Matteo Renzi è nella sua Wunderkammer, e in questa sua magica camera delle meraviglie, luogo della politica e metafisica del potere, il segretario ragazzino sembra poter fare qualsiasi cosa, scovare e manipolare oggetti straordinari, scombinare le paludose regole imposte da Giorgio Napolitano, e dunque trattare con Silvio Berlusconi e con Nichi Vendola, persino con Beppe Grillo, sfidare il torpido acquitrino delle larghe intese, “una maggioranza per il maggioritario a doppio turno c’è già”, esulta il suo Roberto Giachetti, mentre Paolo Gentiloni, renziano allusivo per esperienza, sussurra che “questa maggioranza non coincide necessariamente con quella che sostiene il governo”. E dunque il segretario del Pd sa che la chiave per aprire la porta delle elezioni anticipate si chiama legge elettorale, oggetto potente ed essenziale, esoterico, pietra filosofale del potere, e che i suoi interlocutori, gli alchimisti con i quali combinare gli elementi e scombinare l’alambicco proporzionalista, non sono Angelino Alfano e Gaetano Quagliariello, “quelli con un ministro ogni due deputati”, ironizza Antonio Funiciello, più renziano di Renzi, “le mosche fastidiose e trascurabili”, aggiunge lui, insomma gli inessenziali Alfano e Quagliariello e Lupi e Cicchitto, “quelli che la riforma non la faranno mai”, come ha detto Renzi col piglio sprezzante, bullesco, di chi è sin troppo compreso di sé, della propria forza (e delle altrui debolezze). E certo Renzi si muove, e parla, con l’agilità bronzea di chi nasconde, ma neanche troppo, una birbante strizzatina d’occhio al vecchio Berlusconi, codice ribaldo, tra ribaldi. “Oggi Alfano e gli altri voteranno la fiducia al governo di Letta”, dice Gianfranco Rotondi, deputato di Forza Italia, ex ministro berlusconiano, “ma Alfano ormai non serve ad altro. Non ha più spazi di manovra politica, farebbe bene a tornare con noi. Renzi tratta al di fuori della maggioranza. E questo è un fatto enorme”.

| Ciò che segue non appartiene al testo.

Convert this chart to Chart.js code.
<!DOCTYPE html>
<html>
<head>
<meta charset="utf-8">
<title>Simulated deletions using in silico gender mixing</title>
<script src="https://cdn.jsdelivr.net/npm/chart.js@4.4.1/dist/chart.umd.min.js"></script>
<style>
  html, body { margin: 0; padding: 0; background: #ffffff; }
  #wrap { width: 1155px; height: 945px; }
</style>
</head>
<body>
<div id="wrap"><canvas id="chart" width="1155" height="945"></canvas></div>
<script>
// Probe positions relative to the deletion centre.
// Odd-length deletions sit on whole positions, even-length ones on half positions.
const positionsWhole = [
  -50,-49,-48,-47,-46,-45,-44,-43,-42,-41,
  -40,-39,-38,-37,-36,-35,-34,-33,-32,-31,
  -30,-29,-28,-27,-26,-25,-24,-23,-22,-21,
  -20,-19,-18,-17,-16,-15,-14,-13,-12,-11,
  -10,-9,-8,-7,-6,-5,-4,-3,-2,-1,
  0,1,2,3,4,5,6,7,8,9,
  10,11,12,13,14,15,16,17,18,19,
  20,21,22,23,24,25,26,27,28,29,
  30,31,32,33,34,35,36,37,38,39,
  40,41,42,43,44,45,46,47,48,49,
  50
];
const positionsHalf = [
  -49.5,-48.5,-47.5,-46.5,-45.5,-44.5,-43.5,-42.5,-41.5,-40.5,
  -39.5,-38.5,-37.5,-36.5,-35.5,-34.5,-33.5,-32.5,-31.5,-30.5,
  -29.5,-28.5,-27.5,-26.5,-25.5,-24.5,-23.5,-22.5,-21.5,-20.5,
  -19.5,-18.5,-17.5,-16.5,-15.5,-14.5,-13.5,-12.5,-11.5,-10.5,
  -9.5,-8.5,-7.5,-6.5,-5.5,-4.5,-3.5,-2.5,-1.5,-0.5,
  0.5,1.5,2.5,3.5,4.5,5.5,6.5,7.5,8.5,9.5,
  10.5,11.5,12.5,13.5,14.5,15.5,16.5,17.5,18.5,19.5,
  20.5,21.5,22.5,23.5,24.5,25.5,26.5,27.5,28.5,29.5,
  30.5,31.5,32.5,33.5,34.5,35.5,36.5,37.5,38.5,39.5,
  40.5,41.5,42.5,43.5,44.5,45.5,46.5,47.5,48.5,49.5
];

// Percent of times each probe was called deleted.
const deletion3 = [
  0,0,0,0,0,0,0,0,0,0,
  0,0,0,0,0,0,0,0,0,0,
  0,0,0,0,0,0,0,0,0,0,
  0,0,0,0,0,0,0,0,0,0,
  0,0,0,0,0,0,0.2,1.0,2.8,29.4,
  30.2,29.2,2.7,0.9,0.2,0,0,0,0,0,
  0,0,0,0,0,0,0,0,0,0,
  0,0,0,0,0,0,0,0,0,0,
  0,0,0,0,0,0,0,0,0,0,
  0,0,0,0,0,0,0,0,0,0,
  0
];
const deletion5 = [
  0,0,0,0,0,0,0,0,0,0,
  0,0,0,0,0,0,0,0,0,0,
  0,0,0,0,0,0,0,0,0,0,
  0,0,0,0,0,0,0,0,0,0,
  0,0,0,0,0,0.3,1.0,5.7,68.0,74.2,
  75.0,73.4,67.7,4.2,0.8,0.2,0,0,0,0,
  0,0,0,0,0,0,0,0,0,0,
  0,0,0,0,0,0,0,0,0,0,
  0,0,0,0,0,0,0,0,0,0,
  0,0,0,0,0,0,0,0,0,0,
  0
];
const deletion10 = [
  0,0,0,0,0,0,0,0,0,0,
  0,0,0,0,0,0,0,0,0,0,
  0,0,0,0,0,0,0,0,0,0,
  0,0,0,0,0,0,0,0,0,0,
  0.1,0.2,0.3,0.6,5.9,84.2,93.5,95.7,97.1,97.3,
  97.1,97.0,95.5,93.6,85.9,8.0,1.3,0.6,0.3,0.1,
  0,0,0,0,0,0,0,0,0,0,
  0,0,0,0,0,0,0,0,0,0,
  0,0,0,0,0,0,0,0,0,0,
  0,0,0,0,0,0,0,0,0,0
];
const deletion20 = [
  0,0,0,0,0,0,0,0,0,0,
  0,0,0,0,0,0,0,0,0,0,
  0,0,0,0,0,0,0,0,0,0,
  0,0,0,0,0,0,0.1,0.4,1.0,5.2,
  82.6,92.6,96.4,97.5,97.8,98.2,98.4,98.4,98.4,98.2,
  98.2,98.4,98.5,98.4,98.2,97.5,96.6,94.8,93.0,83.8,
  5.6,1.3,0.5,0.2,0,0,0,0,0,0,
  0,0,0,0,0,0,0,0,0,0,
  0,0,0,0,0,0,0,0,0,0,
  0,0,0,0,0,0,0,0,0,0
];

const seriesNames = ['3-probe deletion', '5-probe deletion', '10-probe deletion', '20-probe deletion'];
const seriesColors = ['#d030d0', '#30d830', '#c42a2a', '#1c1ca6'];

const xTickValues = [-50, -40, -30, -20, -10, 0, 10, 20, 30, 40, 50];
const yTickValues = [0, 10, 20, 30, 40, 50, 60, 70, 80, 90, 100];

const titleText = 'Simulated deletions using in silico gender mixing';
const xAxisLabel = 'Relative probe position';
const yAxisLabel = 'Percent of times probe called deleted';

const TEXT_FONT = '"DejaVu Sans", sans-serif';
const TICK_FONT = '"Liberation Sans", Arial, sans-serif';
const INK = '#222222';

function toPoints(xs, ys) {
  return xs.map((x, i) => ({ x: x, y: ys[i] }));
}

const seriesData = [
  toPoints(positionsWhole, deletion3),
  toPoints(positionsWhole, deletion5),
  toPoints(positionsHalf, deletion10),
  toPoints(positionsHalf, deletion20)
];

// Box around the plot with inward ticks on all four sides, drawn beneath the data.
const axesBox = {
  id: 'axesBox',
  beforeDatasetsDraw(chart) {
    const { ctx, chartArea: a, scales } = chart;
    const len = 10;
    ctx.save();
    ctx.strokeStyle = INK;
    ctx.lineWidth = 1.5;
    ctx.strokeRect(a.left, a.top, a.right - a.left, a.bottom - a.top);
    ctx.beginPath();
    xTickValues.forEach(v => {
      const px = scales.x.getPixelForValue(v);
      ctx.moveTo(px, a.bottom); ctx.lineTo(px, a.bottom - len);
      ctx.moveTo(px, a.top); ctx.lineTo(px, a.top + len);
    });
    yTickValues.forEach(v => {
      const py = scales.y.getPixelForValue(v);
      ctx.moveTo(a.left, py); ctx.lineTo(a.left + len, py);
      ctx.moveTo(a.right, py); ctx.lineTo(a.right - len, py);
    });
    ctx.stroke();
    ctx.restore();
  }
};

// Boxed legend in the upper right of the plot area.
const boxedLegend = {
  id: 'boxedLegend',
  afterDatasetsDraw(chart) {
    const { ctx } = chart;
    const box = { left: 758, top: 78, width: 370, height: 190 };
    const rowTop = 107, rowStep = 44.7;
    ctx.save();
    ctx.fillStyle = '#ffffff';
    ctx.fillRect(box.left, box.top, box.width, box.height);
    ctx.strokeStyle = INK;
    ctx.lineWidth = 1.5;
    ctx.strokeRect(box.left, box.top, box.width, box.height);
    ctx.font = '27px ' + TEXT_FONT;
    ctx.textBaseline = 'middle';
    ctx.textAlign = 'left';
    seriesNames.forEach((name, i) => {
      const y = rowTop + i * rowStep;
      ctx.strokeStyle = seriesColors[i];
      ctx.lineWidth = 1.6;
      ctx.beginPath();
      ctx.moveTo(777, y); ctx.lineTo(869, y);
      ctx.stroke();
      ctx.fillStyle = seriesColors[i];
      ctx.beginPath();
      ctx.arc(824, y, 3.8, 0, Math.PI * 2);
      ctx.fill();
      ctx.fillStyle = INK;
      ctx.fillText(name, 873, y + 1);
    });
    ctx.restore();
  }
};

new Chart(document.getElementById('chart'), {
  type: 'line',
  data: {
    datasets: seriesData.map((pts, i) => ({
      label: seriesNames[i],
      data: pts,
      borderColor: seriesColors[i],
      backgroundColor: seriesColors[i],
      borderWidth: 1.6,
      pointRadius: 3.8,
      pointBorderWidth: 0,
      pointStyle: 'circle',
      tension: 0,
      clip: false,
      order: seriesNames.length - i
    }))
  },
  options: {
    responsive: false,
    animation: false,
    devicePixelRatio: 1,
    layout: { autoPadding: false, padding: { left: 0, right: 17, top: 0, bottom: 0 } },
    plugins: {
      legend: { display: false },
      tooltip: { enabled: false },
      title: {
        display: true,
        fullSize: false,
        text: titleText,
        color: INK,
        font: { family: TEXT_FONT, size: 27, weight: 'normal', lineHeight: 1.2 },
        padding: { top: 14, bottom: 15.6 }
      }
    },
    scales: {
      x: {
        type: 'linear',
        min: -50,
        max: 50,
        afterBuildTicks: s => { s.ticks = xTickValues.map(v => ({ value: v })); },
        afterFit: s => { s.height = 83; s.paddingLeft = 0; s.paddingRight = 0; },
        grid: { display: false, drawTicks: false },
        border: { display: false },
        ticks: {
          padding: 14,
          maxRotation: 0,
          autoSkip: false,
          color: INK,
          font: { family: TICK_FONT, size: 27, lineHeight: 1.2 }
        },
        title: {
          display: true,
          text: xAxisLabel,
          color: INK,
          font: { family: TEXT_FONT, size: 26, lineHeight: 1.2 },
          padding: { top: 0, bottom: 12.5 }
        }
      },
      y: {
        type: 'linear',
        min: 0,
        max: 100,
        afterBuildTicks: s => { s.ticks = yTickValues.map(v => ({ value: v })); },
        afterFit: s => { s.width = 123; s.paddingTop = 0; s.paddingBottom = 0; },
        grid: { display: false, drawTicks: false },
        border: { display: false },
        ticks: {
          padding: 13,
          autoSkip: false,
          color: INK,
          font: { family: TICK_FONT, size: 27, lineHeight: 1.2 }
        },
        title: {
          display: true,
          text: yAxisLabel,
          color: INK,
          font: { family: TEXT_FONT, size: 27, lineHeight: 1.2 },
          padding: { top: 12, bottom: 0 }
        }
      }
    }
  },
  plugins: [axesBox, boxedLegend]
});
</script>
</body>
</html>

Insomma in Forza Italia, tra gli uomini e le donne del Cavaliere incerto, eppure sempre capace di felina lucidità opportunistica, se ne sono accorti, lo sguardo luccica voluttuoso, e non solo per la disgrazia e il silenzio tormentato dei vecchi amici alfaniani (in quale cono d’ombra s’è occultato il ministro Mario Mauro?). “Le forze bipolariste sono maggioranza”, anche se l’accordo sul doppio turno è complicato, dice Altero Matteoli con un fremito nervoso, dopo tanto penare (e temere), “è urgente che i bipolaristi trovino un’intesa per approvare, ancor prima che siano note le motivazioni della sentenza della Consulta, un nuovo sistema elettorale”, anticamera delle elezioni. “La riforma Renzi non può farla con la maggioranza risicata che sostiene Letta”, ed è per questo che il Nuovo centrodestra di Alfano, a pochi giorni dalla festa, dalla celebrazione del suo nuovo simbolo, malgrado il “coltello fra i denti” di Fabrizio Cicchitto, declina in un turbinio di velleità (“a Renzi offriamo il sindaco d’Italia”) che s’infrangono contro un muro di pernacchie renziane. Il sindaco ragazzino incontrerà Alfano il 18 dicembre, per la presentazione del libro di Bruno Vespa, ma risposte, da Firenze, non ne sono pervenute, lasciando così Alfano, remoto nelle stanze del Viminale, spinto dalla debolezza a corteggiare persino l’antimafia militante a Palermo, in uno stordito e contegnoso silenzio. Frenetico nella sua camera delle meraviglie, Renzi non ha bisogno di chiedere ad Alfano. Incontrando lunedì Enrico Letta a Palazzo Chigi, ha sì espropriato il prof. Quagliariello delle sue prerogative – “della riforma elettorale mi occupo io” – ma ha soprattutto dato per acquisito, certificandone così anche l’ininfluenza, il sostegno del Nuovo centrodestra a qualsiasi sua escogitazione creativa, l’intendenza seguirà, e se non segue fa lo stesso. “Non sono mica sedici voti alla Camera a fare la differenza”, dicono i renziani, fin troppo spavaldi.